Iain Duncan Smith is a former Secretary of State for Work and Pensions, founded the Centre for Social Justice, and is MP for Chingford and Woodford Green.
It is impossible at the moment for two or more Conservatives to gather together without immediately and at some length discussing the recent election. I say ‘discuss’, but that part only follows when the group’s agreed list of Anglo-Saxon expletives and colourful adjectives is exhausted and calm descends on the company. Whilst there is often agreement about many of the more negative reasons, there is less about what we should do going ahead. This is more likely because the results in different parts of the country were seldom uniform.
As John Curtice pointed out recently, the Conservatives in some areas made big strides in gaining what he referred to as blue collar workers, whilst he showed, in other areas, we lost support from more middle class voters who previously voted Conservative. London was, as I wrote during the election, very different from the rest of the UK and requires particularly careful analysis.
However, all this important work which now needs to go on in understanding the result and then rebuilding around that result, so that we have a better chance of winning the next general election, will need a little time. Importantly, we will only get that if we realise what a precarious position we are in and just how important it is that we do not do anything to precipitate an election.
Labour will use anything and everything to sow discord and panic in our ranks, and we need to be smart enough to spot it and counter it rather than react to it. Look at the terrible human tragedy of the Grenfell Tower fire; notwithstanding the need for consideration, within days Labour were relentlessly using it for their own ends. Angry marches on Downing Street, a “day of rage”, and John McDonnell whipping up hatred against the Conservatives when he said the tower fire was “murder”. This is the nature of the Labour Party now. We must recognise that that there are great similarities with the angry and very left wing Labour Party that became dominated by Militant in the 1980’s. I can recall the same tactics being used, with all the same bile and personal abuse we have seen during this election.

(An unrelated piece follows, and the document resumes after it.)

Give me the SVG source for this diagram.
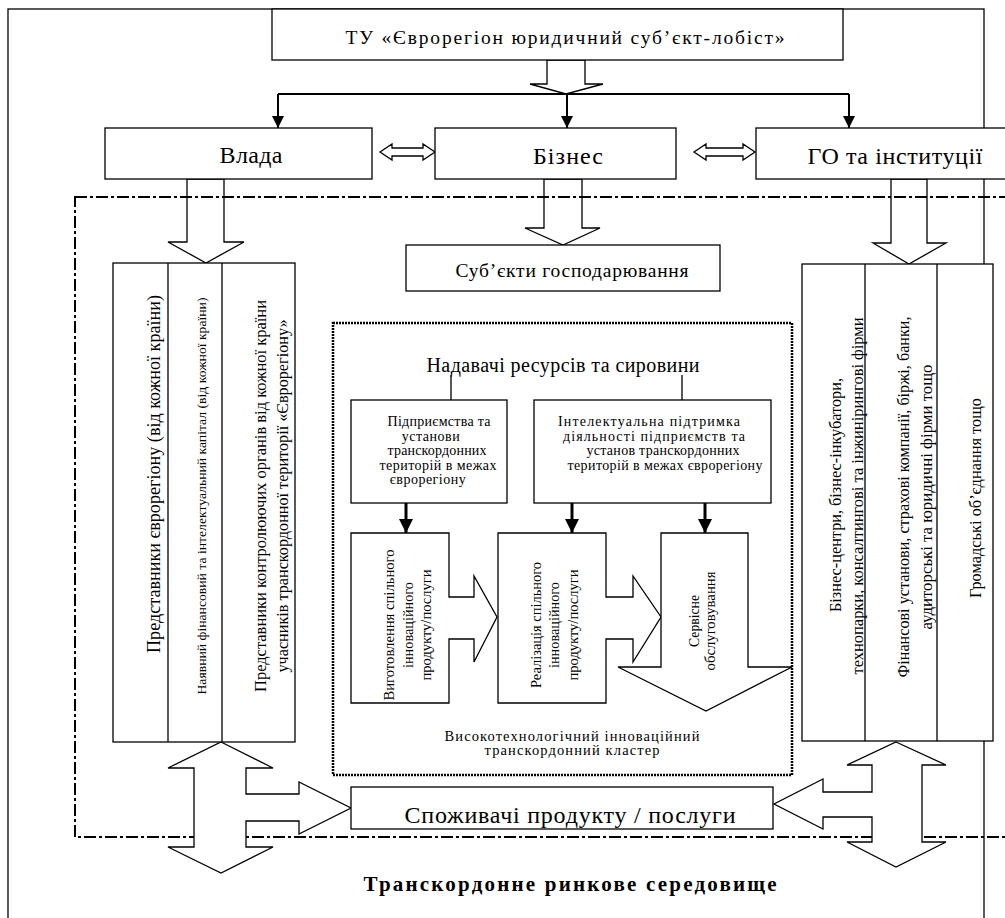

This, in turn, requires that we keep calm in the face of such provocation and recognise that we simply don’t have the scope for enormous internal rows amongst ourselves. Take the deal with the DUP. It is almost certainly not to everyone’s liking, yet it needed to be done. The idea that we should have just assumed the DUP would have been with us on key votes simply isn’t living in the real world. Precarious as it is at present, just imagine how complicated getting business through would have been if chunks of time were taken up with endless negotiations at every turn. After all, this is not a coalition but an arrangement. Such deals are commonplace in other advanced economies to enable governments to carry on. It also reflects the pressing need to get all the legislation on leaving the EU through the House of Commons with the minimum of fuss. For, as the deadline for departure draws nearer, we will need to be clear that we can complete the process, and this can only be done if we are secure in the knowledge we have the votes.
But this rule also applies to the Cabinet. The flurry of comments concerning public spending plans and the pay cap in advance of the pay review bodies’ recommendations were, I fear, self-indulgent and, as such, pointless.
First, whilst we may believe we know why we didn’t win an outright majority, it does us no good to arrive at the solution based solely on conjecture and speculation. For whilst I, like everyone else, hold strong opinions on the matter, I would like to see those opinions backed up by a clear understanding of the facts.
Second, it is as important to understand why nearly 43 per cent of the electorate voted for us despite such a poor campaign, before we jump to conclusions; after all, it was the largest vote share we have received since 1992. Third, whatever we decide we need to do, we must first recognise that a reputation for economic competence is hard-gained and easily lost. If you don’t believe me, look at how long it took us to regain it after 1997. The economy is still not out of the woods and the deficit is already set to rise later this year.
In essence, I believe the first thing we need is time and we can only get that if we all recognise it requires a level of self-discipline which will certainly test our patience. The second is that we need to use that time to re-organise, to understand the nature of the vote on 8th June, and then to act on it in a way that accentuates the nature of the choice the electorate will face when the next election comes around. We need to have the scrutiny turned on Corbyn and Labour, and that can only happen once our political situation as a Government appears more stable.
None of that is easy, but the alternative – an angry, militant and deceitful Labour government led by such class warriors as Corbyn and McDonnell, and their brand of the politics of envy, is what awaits this country if we get it wrong.